Schengen vize reddi sorununun acente müşterileriyle sınırlı kalmayıp acente sahiplerine ve yöneticilerine kadar genişlemeye başlaması da sektörün sorunlar listesinde ilk sırada yer alan maddelerinden biri. Gem, “Büyük bir seyahat acentesinin Avrupa Birliği vize onayı için bekleyen 17 bin pasaportu olduğunu açıkladığını hatırlatarak, Türkiye’de ortalama 4 buçuk mliyon insanın yurtdışına turizm amaçlı gittiğini ancak bu rakamlarda bu sene büyük bir düşüş olmasını beklediklerini söyledi. Gem, vize reddinin turistlerden, turizmcilere doğru yayıldığını “Özellikle turizm seyahat acentesi arkadaşlarımız da mustarip. Almanya’da üniversitelere tanıtıcı program yapan arkadaşımız, Almanya müracaatında kendisine ret verildi. Şu anda tahmin ediyorum elindeki belgelerle, resmi yurtdışı davetleri ile Alman hükümetini dava edecek” sözleriyle örneklendirdi.
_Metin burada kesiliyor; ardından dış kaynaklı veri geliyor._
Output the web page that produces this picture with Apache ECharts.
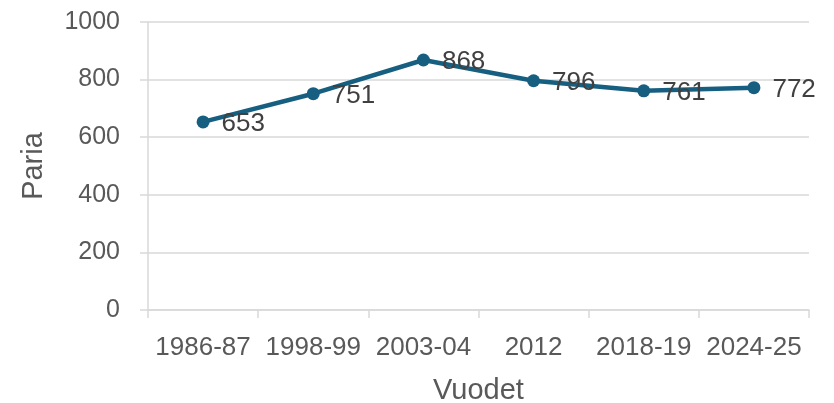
<!DOCTYPE html>
<html>
<head>
<meta charset="utf-8">
<script src="https://cdn.jsdelivr.net/npm/echarts@6/dist/echarts.min.js"></script>
<style>
  html, body { margin: 0; padding: 0; background: #fff; }
  #chart { width: 834px; height: 403px; }
</style>
</head>
<body>
<div id="chart"></div>
<script>
var years = ['1986-87', '1998-99', '2003-04', '2012', '2018-19', '2024-25'];
var pairs = [653, 751, 868, 796, 761, 772];
var yTicks = [0, 200, 400, 600, 800, 1000];

var myChart = echarts.init(document.getElementById('chart'));
var font = 'Liberation Sans';

var option = {
    animation: false,
    grid: {
        left: 148,
        right: 25,
        top: 22,
        bottom: 93,
        outerBoundsMode: 'none',
        containLabel: false
    },
    xAxis: {
        type: 'category',
        data: years,
        boundaryGap: true,
        name: 'Vuodet',
        nameLocation: 'middle',
        nameGap: 66,
        nameTextStyle: { color: '#595959', fontSize: 29, fontFamily: font },
        axisLine: { lineStyle: { color: '#d9d9d9', width: 1.5 } },
        axisTick: { show: true, length: 8, alignWithLabel: false, lineStyle: { color: '#d9d9d9', width: 1.5 } },
        axisLabel: { color: '#595959', fontSize: 26, fontFamily: font, margin: 25, interval: 0 }
    },
    yAxis: {
        type: 'value',
        min: yTicks[0],
        max: yTicks[yTicks.length - 1],
        interval: 200,
        name: 'Paria',
        nameLocation: 'middle',
        nameGap: 100,
        nameRotate: 90,
        nameTextStyle: { color: '#595959', fontSize: 29, fontFamily: font },
        axisLine: { show: true, lineStyle: { color: '#d9d9d9', width: 1.5 } },
        axisTick: { show: true, length: 8, lineStyle: { color: '#d9d9d9', width: 1.5 } },
        axisLabel: { color: '#595959', fontSize: 25, fontFamily: font, margin: 28, formatter: function (v) { return String(v); } },
        splitLine: { lineStyle: { color: '#d9d9d9', width: 1.5 } }
    },
    series: [
        {
            type: 'line',
            data: pairs,
            symbol: 'circle',
            symbolSize: 13,
            lineStyle: { color: '#175f80', width: 4.5 },
            itemStyle: { color: '#175f80' },
            label: {
                show: true,
                position: 'right',
                distance: 12,
                offset: [0, 2],
                color: '#404040',
                fontSize: 26,
                fontFamily: font
            }
        }
    ]
};

myChart.setOption(option);
</script>
</body>
</html>
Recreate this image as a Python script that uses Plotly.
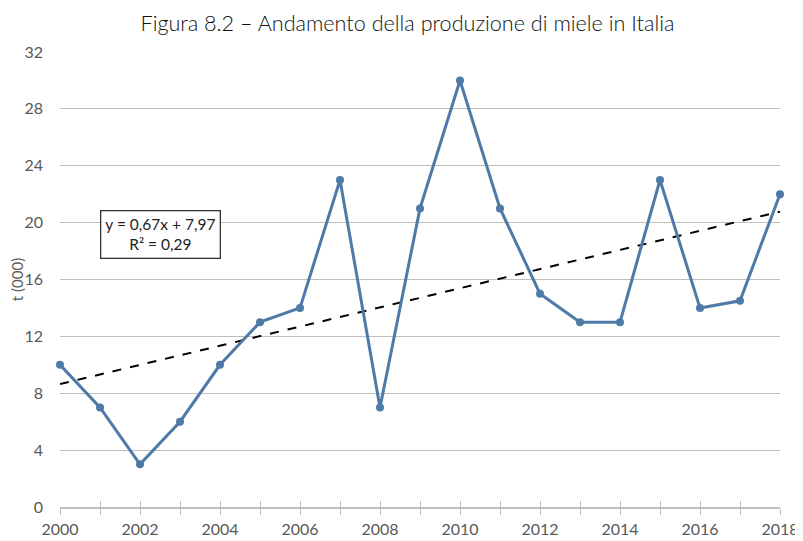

Acenteler reel anlamda turizm geliri elde edemiyor

Ekonomi yönetiminin dövize uyguladığı politikalar nedeniyle acentelerin reel bir turizm geliri elde edemediğini öne süren Gem maliyetler arttığı için, diğer ülkelere göre döviz artışı da olmadığı için, fiyatları arttırmak zorunda kalıyoruz ve bu durumda diğer ülkelerle fiyat rekabetinde pahalı ülke olarak konumlanıyoruz. Turizmcinin getirdiği dövizi marjlayarak turizmciye ilave katkı sağlanabilir. Bir yabancı sayesinde yurtdışından getirilen dövizi, turizmcinin getirdiği dövizi burada tutmak için bir teşvik politikası yaratılmalı ki, döviz gelirleri realize olsun ve turizmciler de fiyat artışı yapmak zorunda kalmasın” dedi.

Acenteler turizm tanıtımından dışlanıyor iddiası

Türkiye’nin tanıtım ve turizm pazarlama strateji politikalarının oluşturulmasından seyahat acentelerinin dışlandığını öne süren Gem, “Sayın bakanımızın kurduğu TGA diye yapı var.. Yönetim kurulu ağırlıklı otelcilerden oluşuyor. Biz acenteler olarak iddia ediyoruz, tanıtım ve pazarlama yapacak oan seyahat acenteleridir. Otelciler, tur fiyatlaması yapamazlar, destinasyon yaratamazlar.  Tanıtım alanlarında acentelere,  satış ve pazarlama görevine ilave koltuklarla yer açılmalıdır. Acenteler süreçlerden dışlanmamalıdır. Turizm tanıtım pazarlama işi seyahat acentelerinin işidir ama bakanımız tüm turizm politikalarını otelcilerle yürütüyor. Bizim bakanlığımız, açık söylemek gerekirse TÜRSAB’ı bölmek, TÜREB’i etkisizleştirmek ile meşgul” dedi.